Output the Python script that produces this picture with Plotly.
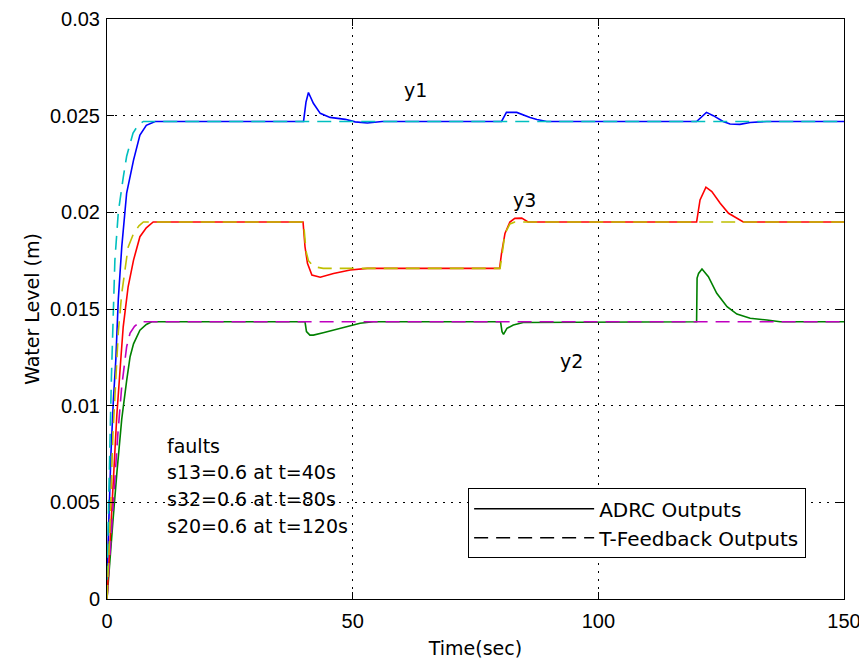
import plotly.graph_objects as go

# ---- data ----
t_y1_adrc = [0, 0.3, 0.8, 1.3, 1.8, 2.3, 3.0, 4.0, 5.4, 6.7, 8.0, 9.8,
             40.0, 40.5, 41.0, 42.0, 43.4, 45.4, 48.5, 50.5, 53.0, 56.0,
             80.3, 81.3, 83.4, 86.1, 87.5, 89.5,
             120.0, 122.0, 123.4, 125.4, 126.8, 128.8, 130.9, 134.3, 150]
v_y1_adrc = [0.001, 0.004, 0.0075, 0.0103, 0.0124, 0.0155, 0.0182, 0.0210, 0.0227, 0.0240, 0.0245, 0.0247,
             0.0247, 0.0257, 0.0262, 0.02564, 0.02512, 0.02491, 0.02481, 0.02468, 0.02462, 0.0247,
             0.0247, 0.02517, 0.02517, 0.02491, 0.0248, 0.0247,
             0.0247, 0.02517, 0.0250, 0.0247, 0.02457, 0.02455, 0.02465, 0.0247, 0.0247]

t_y1_tfb = [0, 0.4, 0.9, 1.6, 2.3, 3.3, 4.0, 5.3, 6.3, 7.4, 150]
v_y1_tfb = [0.001, 0.006, 0.0115, 0.0175, 0.0200, 0.0218, 0.0229, 0.0241, 0.0245, 0.0247, 0.0247]

t_y3_adrc = [0, 0.2, 0.7, 1.3, 2.0, 2.8, 3.3, 4.3, 5.4, 6.7, 8.0, 9.4,
             39.9, 40.3, 40.8, 41.7, 43.4, 46.1, 49.5, 53.0,
             79.9, 80.3, 81.0, 82.0, 83.0, 84.4, 85.7, 88.0,
             120.0, 120.7, 121.9, 123.1, 124.8, 126.5, 128.1, 129.5, 150]
v_y3_adrc = [0.0, 0.001, 0.0035, 0.0065, 0.0095, 0.01236, 0.01408, 0.01615, 0.01753, 0.01874, 0.0192, 0.0195,
             0.0195, 0.01822, 0.01736, 0.01676, 0.01664, 0.01684, 0.01702, 0.0171,
             0.0171, 0.01788, 0.01891, 0.0195, 0.01969, 0.0197, 0.0195, 0.0195,
             0.0195, 0.02064, 0.0213, 0.02107, 0.02047, 0.01995, 0.0197, 0.0195, 0.0195]

t_y3_tfb = [0, 0.5, 1.2, 2.3, 3.0, 4.3, 5.4, 6.5, 7.4,
            40.0, 40.5, 41.0, 42.0, 44.0,
            80.0, 80.4, 81.0, 82.0, 83.0, 150]
v_y3_tfb = [0.0, 0.003, 0.0085, 0.0138, 0.0158, 0.0182, 0.0189, 0.0193, 0.0195,
            0.0195, 0.0180, 0.0175, 0.0172, 0.0171,
            0.0171, 0.0178, 0.0189, 0.0194, 0.0195, 0.0195]

t_y2_adrc = [0, 0.5, 1.2, 2.0, 3.0, 4.0, 4.7, 5.4, 6.7, 8.0, 9.1,
             40.3, 40.6, 41.3, 42.0, 44.0, 46.7, 49.5, 51.5, 54.2,
             80.1, 80.4, 80.7, 81.4, 82.7, 84.7,
             120.0, 120.1, 120.4, 121.1, 122.4, 124.1, 126.2, 128.2, 130.9, 134.3, 137.0, 150]
v_y2_adrc = [0.0, 0.0015, 0.004, 0.0065, 0.0093, 0.0113, 0.01253, 0.0132, 0.0139, 0.0142, 0.01434,
             0.01434, 0.01383, 0.01365, 0.01365, 0.01377, 0.01395, 0.01412, 0.01426, 0.01434,
             0.01434, 0.01383, 0.01369, 0.0140, 0.01417, 0.0143,
             0.01434, 0.0166, 0.01684, 0.01707, 0.01667, 0.01581, 0.01512, 0.01474, 0.01452, 0.01443, 0.01434, 0.01434]

t_y2_tfb = [0, 0.5, 1.3, 2.2, 3.0, 4.0, 4.7, 5.6, 6.7, 150]
v_y2_tfb = [0.0, 0.002, 0.005, 0.0085, 0.011, 0.01305, 0.01376, 0.0141, 0.01434, 0.01434]

x_ticks = [0, 50, 100, 150]
y_ticks = [0, 0.005, 0.01, 0.015, 0.02, 0.025, 0.03]
y_tick_labels = ["0", "0.005", "0.01", "0.015", "0.02", "0.025", "0.03"]

legend_names = ["ADRC Outputs", "T-Feedback Outputs"]
curve_labels = ["y1", "y3", "y2"]
curve_label_t = [62.7, 84.9, 94.6]
curve_label_v = [0.02633, 0.02064, 0.01231]
fault_lines = ["faults", "s13=0.6 at t=40s", "s32=0.6 at t=80s", "s20=0.6 at t=120s"]
fault_t = 11.8
fault_v = [0.00791, 0.00657, 0.00517, 0.00377]

# ---- figure ----
TXT = "DejaVu Sans"
DASH = "14px,8px"
fig = go.Figure()

solid = [(t_y1_adrc, v_y1_adrc, "#0000ff"),
         (t_y2_adrc, v_y2_adrc, "#008000"),
         (t_y3_adrc, v_y3_adrc, "#ff0000")]
dashed = [(t_y1_tfb, v_y1_tfb, "#00bfbf"),
          (t_y2_tfb, v_y2_tfb, "#bf00bf"),
          (t_y3_tfb, v_y3_tfb, "#bfbf00")]
for t, v, c in solid:
    fig.add_trace(go.Scatter(x=t, y=v, mode="lines", line=dict(color=c, width=1.6),
                             showlegend=False, hoverinfo="skip"))
for t, v, c in dashed:
    fig.add_trace(go.Scatter(x=t, y=v, mode="lines", line=dict(color=c, width=1.6, dash=DASH),
                             showlegend=False, hoverinfo="skip"))

# legend entries (black samples as in the reference)
fig.add_trace(go.Scatter(x=[None], y=[None], mode="lines", name=legend_names[0],
                         line=dict(color="black", width=1.6)))
fig.add_trace(go.Scatter(x=[None], y=[None], mode="lines", name=legend_names[1],
                         line=dict(color="black", width=1.6, dash=DASH)))

for s, t, v in zip(curve_labels, curve_label_t, curve_label_v):
    fig.add_annotation(x=t, y=v, text=s, showarrow=False, xanchor="center", yanchor="middle",
                       font=dict(family=TXT, size=19, color="black"))
for s, v in zip(fault_lines, fault_v):
    fig.add_annotation(x=fault_t, y=v, text=s, showarrow=False, xanchor="left", yanchor="middle",
                       font=dict(family=TXT, size=19, color="black"))

axis_common = dict(showline=True, linecolor="black", linewidth=1, mirror="ticks",
                   ticks="inside", ticklen=7, tickcolor="black", tickwidth=1,
                   showgrid=True, gridcolor="black", gridwidth=1, griddash="2px,6px",
                   zeroline=False, automargin=False,
                   tickfont=dict(family="Liberation Sans, Arial", size=20, color="black"))

fig.update_xaxes(range=[0, 150], tickvals=x_ticks, ticklabelstandoff=4,
                 title=dict(text="Time(sec)", font=dict(family=TXT, size=19, color="black"), standoff=10),
                 **axis_common)
fig.update_yaxes(range=[0, 0.03], tickvals=y_ticks, ticktext=y_tick_labels, ticklabelstandoff=2,
                 title=dict(text="Water Level (m)", font=dict(family=TXT, size=19, color="black"), standoff=5),
                 **axis_common)

# the page body adds an 8px offset, compensated in the margins
fig.update_layout(
    width=867, height=667,
    margin=dict(l=99, r=31, t=11, b=76),
    paper_bgcolor="white", plot_bgcolor="white",
    showlegend=True,
    legend=dict(x=0.49, y=0.191, xanchor="left", yanchor="top",
                bgcolor="white", bordercolor="black", borderwidth=1,
                font=dict(family=TXT, size=20, color="black"),
                itemwidth=120, entrywidth=389, entrywidthmode="pixels",
                tracegroupgap=0),
)

fig.write_html("out.html")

________________

Your instructions.
Go through the data above and transcribe it in full, omitting any image.

Full answer.
Output the Python script that produces this picture with Plotly.
import plotly.graph_objects as go

# ---- data ----
t_y1_adrc = [0, 0.3, 0.8, 1.3, 1.8, 2.3, 3.0, 4.0, 5.4, 6.7, 8.0, 9.8,
             40.0, 40.5, 41.0, 42.0, 43.4, 45.4, 48.5, 50.5, 53.0, 56.0,
             80.3, 81.3, 83.4, 86.1, 87.5, 89.5,
             120.0, 122.0, 123.4, 125.4, 126.8, 128.8, 130.9, 134.3, 150]
v_y1_adrc = [0.001, 0.004, 0.0075, 0.0103, 0.0124, 0.0155, 0.0182, 0.0210, 0.0227, 0.0240, 0.0245, 0.0247,
             0.0247, 0.0257, 0.0262, 0.02564, 0.02512, 0.02491, 0.02481, 0.02468, 0.02462, 0.0247,
             0.0247, 0.02517, 0.02517, 0.02491, 0.0248, 0.0247,
             0.0247, 0.02517, 0.0250, 0.0247, 0.02457, 0.02455, 0.02465, 0.0247, 0.0247]

t_y1_tfb = [0, 0.4, 0.9, 1.6, 2.3, 3.3, 4.0, 5.3, 6.3, 7.4, 150]
v_y1_tfb = [0.001, 0.006, 0.0115, 0.0175, 0.0200, 0.0218, 0.0229, 0.0241, 0.0245, 0.0247, 0.0247]

t_y3_adrc = [0, 0.2, 0.7, 1.3, 2.0, 2.8, 3.3, 4.3, 5.4, 6.7, 8.0, 9.4,
             39.9, 40.3, 40.8, 41.7, 43.4, 46.1, 49.5, 53.0,
             79.9, 80.3, 81.0, 82.0, 83.0, 84.4, 85.7, 88.0,
             120.0, 120.7, 121.9, 123.1, 124.8, 126.5, 128.1, 129.5, 150]
v_y3_adrc = [0.0, 0.001, 0.0035, 0.0065, 0.0095, 0.01236, 0.01408, 0.01615, 0.01753, 0.01874, 0.0192, 0.0195,
             0.0195, 0.01822, 0.01736, 0.01676, 0.01664, 0.01684, 0.01702, 0.0171,
             0.0171, 0.01788, 0.01891, 0.0195, 0.01969, 0.0197, 0.0195, 0.0195,
             0.0195, 0.02064, 0.0213, 0.02107, 0.02047, 0.01995, 0.0197, 0.0195, 0.0195]

t_y3_tfb = [0, 0.5, 1.2, 2.3, 3.0, 4.3, 5.4, 6.5, 7.4,
            40.0, 40.5, 41.0, 42.0, 44.0,
            80.0, 80.4, 81.0, 82.0, 83.0, 150]
v_y3_tfb = [0.0, 0.003, 0.0085, 0.0138, 0.0158, 0.0182, 0.0189, 0.0193, 0.0195,
            0.0195, 0.0180, 0.0175, 0.0172, 0.0171,
            0.0171, 0.0178, 0.0189, 0.0194, 0.0195, 0.0195]

t_y2_adrc = [0, 0.5, 1.2, 2.0, 3.0, 4.0, 4.7, 5.4, 6.7, 8.0, 9.1,
             40.3, 40.6, 41.3, 42.0, 44.0, 46.7, 49.5, 51.5, 54.2,
             80.1, 80.4, 80.7, 81.4, 82.7, 84.7,
             120.0, 120.1, 120.4, 121.1, 122.4, 124.1, 126.2, 128.2, 130.9, 134.3, 137.0, 150]
v_y2_adrc = [0.0, 0.0015, 0.004, 0.0065, 0.0093, 0.0113, 0.01253, 0.0132, 0.0139, 0.0142, 0.01434,
             0.01434, 0.01383, 0.01365, 0.01365, 0.01377, 0.01395, 0.01412, 0.01426, 0.01434,
             0.01434, 0.01383, 0.01369, 0.0140, 0.01417, 0.0143,
             0.01434, 0.0166, 0.01684, 0.01707, 0.01667, 0.01581, 0.01512, 0.01474, 0.01452, 0.01443, 0.01434, 0.01434]

t_y2_tfb = [0, 0.5, 1.3, 2.2, 3.0, 4.0, 4.7, 5.6, 6.7, 150]
v_y2_tfb = [0.0, 0.002, 0.005, 0.0085, 0.011, 0.01305, 0.01376, 0.0141, 0.01434, 0.01434]

x_ticks = [0, 50, 100, 150]
y_ticks = [0, 0.005, 0.01, 0.015, 0.02, 0.025, 0.03]
y_tick_labels = ["0", "0.005", "0.01", "0.015", "0.02", "0.025", "0.03"]

legend_names = ["ADRC Outputs", "T-Feedback Outputs"]
curve_labels = ["y1", "y3", "y2"]
curve_label_t = [62.7, 84.9, 94.6]
curve_label_v = [0.02633, 0.02064, 0.01231]
fault_lines = ["faults", "s13=0.6 at t=40s", "s32=0.6 at t=80s", "s20=0.6 at t=120s"]
fault_t = 11.8
fault_v = [0.00791, 0.00657, 0.00517, 0.00377]

# ---- figure ----
TXT = "DejaVu Sans"
DASH = "14px,8px"
fig = go.Figure()

solid = [(t_y1_adrc, v_y1_adrc, "#0000ff"),
         (t_y2_adrc, v_y2_adrc, "#008000"),
         (t_y3_adrc, v_y3_adrc, "#ff0000")]
dashed = [(t_y1_tfb, v_y1_tfb, "#00bfbf"),
          (t_y2_tfb, v_y2_tfb, "#bf00bf"),
          (t_y3_tfb, v_y3_tfb, "#bfbf00")]
for t, v, c in solid:
    fig.add_trace(go.Scatter(x=t, y=v, mode="lines", line=dict(color=c, width=1.6),
                             showlegend=False, hoverinfo="skip"))
for t, v, c in dashed:
    fig.add_trace(go.Scatter(x=t, y=v, mode="lines", line=dict(color=c, width=1.6, dash=DASH),
                             showlegend=False, hoverinfo="skip"))

# legend entries (black samples as in the reference)
fig.add_trace(go.Scatter(x=[None], y=[None], mode="lines", name=legend_names[0],
                         line=dict(color="black", width=1.6)))
fig.add_trace(go.Scatter(x=[None], y=[None], mode="lines", name=legend_names[1],
                         line=dict(color="black", width=1.6, dash=DASH)))

for s, t, v in zip(curve_labels, curve_label_t, curve_label_v):
    fig.add_annotation(x=t, y=v, text=s, showarrow=False, xanchor="center", yanchor="middle",
                       font=dict(family=TXT, size=19, color="black"))
for s, v in zip(fault_lines, fault_v):
    fig.add_annotation(x=fault_t, y=v, text=s, showarrow=False, xanchor="left", yanchor="middle",
                       font=dict(family=TXT, size=19, color="black"))

axis_common = dict(showline=True, linecolor="black", linewidth=1, mirror="ticks",
                   ticks="inside", ticklen=7, tickcolor="black", tickwidth=1,
                   showgrid=True, gridcolor="black", gridwidth=1, griddash="2px,6px",
                   zeroline=False, automargin=False,
                   tickfont=dict(family="Liberation Sans, Arial", size=20, color="black"))

fig.update_xaxes(range=[0, 150], tickvals=x_ticks, ticklabelstandoff=4,
                 title=dict(text="Time(sec)", font=dict(family=TXT, size=19, color="black"), standoff=10),
                 **axis_common)
fig.update_yaxes(range=[0, 0.03], tickvals=y_ticks, ticktext=y_tick_labels, ticklabelstandoff=2,
                 title=dict(text="Water Level (m)", font=dict(family=TXT, size=19, color="black"), standoff=5),
                 **axis_common)

# the page body adds an 8px offset, compensated in the margins
fig.update_layout(
    width=867, height=667,
    margin=dict(l=99, r=31, t=11, b=76),
    paper_bgcolor="white", plot_bgcolor="white",
    showlegend=True,
    legend=dict(x=0.49, y=0.191, xanchor="left", yanchor="top",
                bgcolor="white", bordercolor="black", borderwidth=1,
                font=dict(family=TXT, size=20, color="black"),
                itemwidth=120, entrywidth=389, entrywidthmode="pixels",
                tracegroupgap=0),
)

fig.write_html("out.html")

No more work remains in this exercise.